▶ **WRITTEN PROBLEM**:
Locate each line with the string "matplotlib" in the listing below and copy it.
· · ·
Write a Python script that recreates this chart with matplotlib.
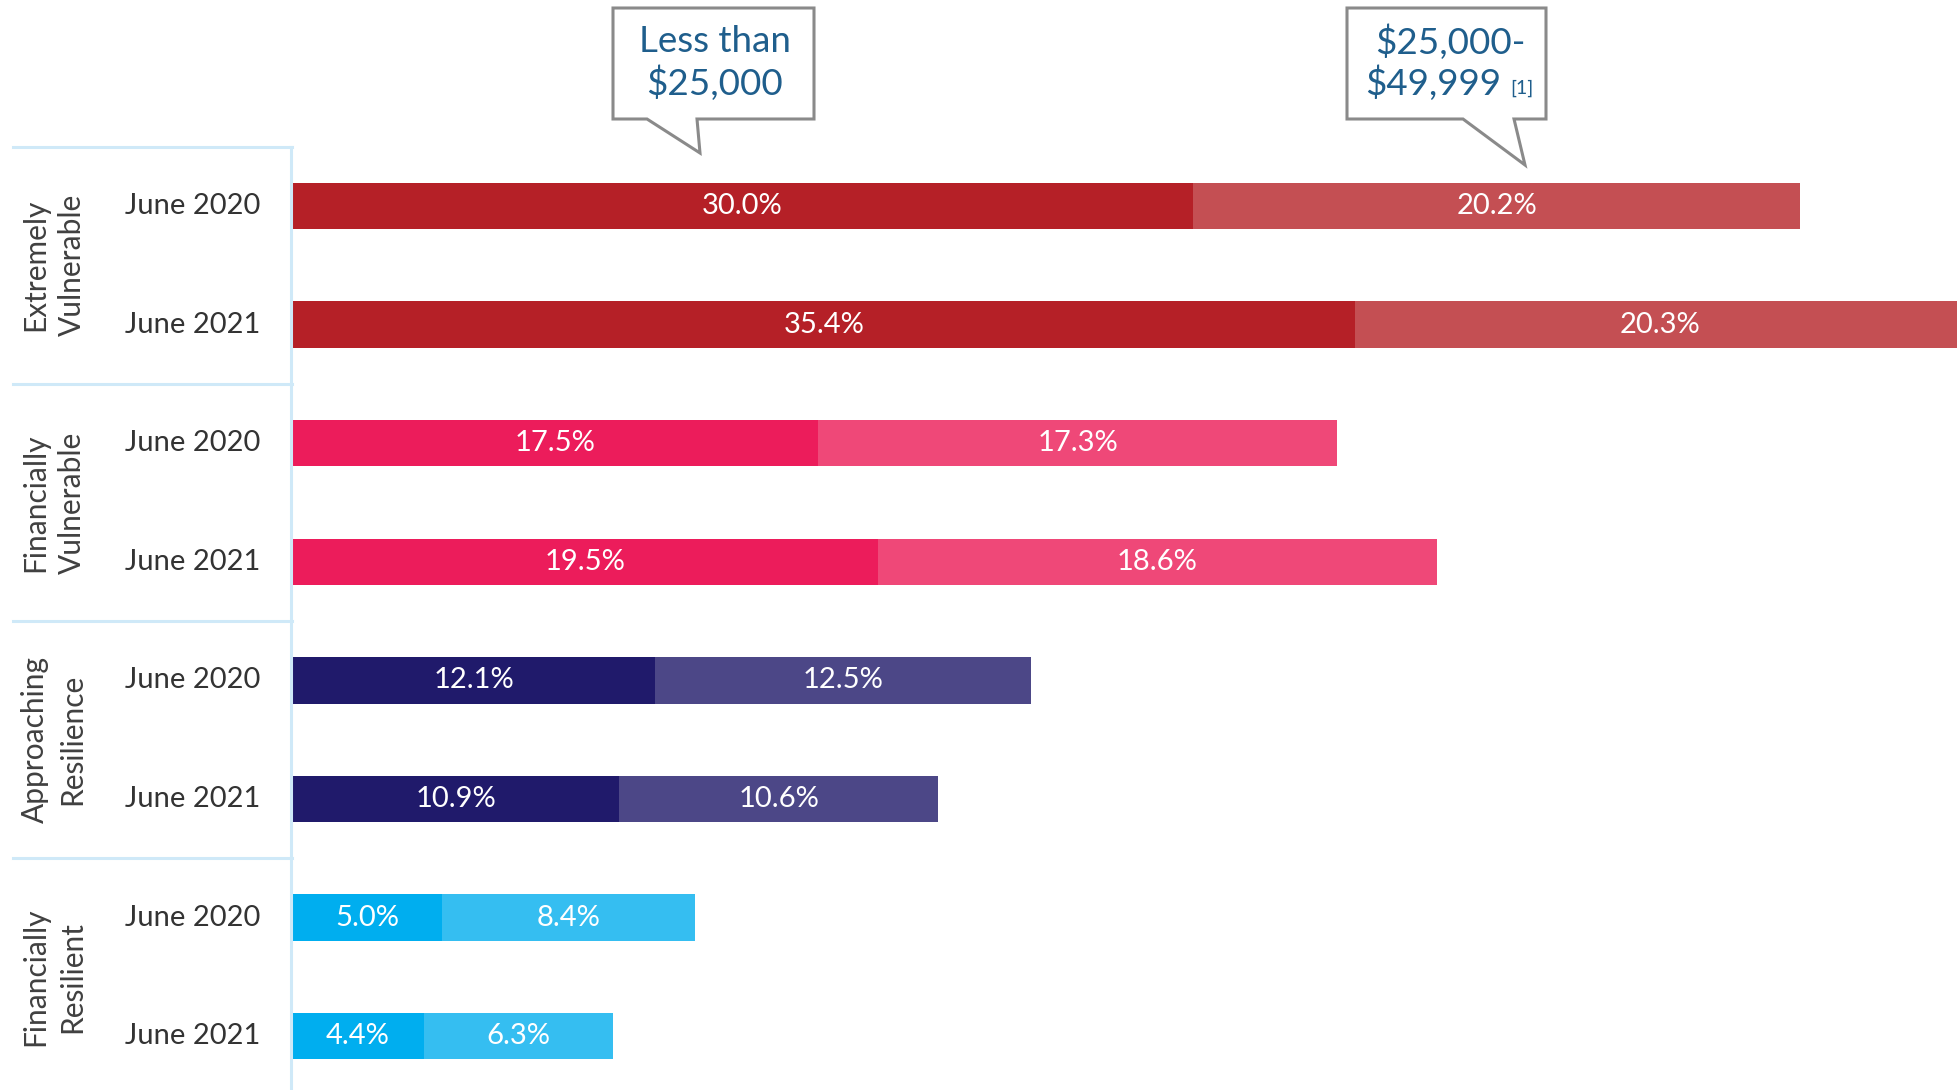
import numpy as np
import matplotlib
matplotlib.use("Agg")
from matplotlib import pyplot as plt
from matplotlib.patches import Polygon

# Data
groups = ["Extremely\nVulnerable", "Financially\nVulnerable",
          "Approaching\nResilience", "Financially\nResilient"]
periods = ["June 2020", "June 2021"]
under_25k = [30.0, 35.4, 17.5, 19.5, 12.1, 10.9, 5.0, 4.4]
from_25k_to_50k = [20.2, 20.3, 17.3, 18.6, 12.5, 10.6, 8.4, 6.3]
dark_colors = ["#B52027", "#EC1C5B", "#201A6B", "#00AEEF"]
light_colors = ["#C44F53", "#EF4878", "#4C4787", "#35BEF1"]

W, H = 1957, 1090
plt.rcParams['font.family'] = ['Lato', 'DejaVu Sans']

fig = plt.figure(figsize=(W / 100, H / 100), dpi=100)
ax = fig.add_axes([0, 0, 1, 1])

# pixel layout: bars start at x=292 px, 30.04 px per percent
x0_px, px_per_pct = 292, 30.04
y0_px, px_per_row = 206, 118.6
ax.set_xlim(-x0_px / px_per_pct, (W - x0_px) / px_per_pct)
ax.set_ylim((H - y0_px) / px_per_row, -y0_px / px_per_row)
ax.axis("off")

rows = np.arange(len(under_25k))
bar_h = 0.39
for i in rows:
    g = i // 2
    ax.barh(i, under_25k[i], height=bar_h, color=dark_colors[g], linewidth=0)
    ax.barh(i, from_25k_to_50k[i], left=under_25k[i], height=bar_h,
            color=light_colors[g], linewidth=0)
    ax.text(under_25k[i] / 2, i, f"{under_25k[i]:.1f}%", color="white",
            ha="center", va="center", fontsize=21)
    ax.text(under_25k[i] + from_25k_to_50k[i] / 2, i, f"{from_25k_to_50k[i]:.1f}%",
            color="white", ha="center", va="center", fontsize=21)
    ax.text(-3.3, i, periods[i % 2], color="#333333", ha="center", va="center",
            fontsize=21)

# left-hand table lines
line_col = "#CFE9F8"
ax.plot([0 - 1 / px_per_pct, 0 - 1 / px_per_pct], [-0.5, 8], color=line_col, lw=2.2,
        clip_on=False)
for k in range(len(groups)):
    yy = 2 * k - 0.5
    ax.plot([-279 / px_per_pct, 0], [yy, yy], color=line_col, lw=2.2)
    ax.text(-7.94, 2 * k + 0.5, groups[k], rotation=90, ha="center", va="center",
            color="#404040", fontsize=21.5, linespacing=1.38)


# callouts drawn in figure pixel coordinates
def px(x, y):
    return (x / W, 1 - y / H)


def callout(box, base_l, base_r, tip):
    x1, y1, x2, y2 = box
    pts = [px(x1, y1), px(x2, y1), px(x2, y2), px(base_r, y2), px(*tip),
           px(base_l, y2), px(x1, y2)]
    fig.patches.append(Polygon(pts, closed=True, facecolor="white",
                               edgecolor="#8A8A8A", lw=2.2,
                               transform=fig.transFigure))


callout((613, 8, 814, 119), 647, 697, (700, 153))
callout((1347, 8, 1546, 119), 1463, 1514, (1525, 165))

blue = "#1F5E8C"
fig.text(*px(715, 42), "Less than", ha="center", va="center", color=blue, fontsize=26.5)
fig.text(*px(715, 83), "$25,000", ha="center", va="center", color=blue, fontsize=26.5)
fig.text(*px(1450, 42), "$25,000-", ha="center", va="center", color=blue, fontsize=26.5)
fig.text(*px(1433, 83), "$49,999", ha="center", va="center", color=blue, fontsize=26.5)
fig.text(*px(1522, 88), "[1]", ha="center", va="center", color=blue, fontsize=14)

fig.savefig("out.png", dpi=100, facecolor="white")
· · ·
▶ **WRITTEN ANSWER**:
Write a Python script that recreates this chart with matplotlib.
import matplotlib
matplotlib.use("Agg")
from matplotlib import pyplot as plt
from matplotlib.patches import Polygon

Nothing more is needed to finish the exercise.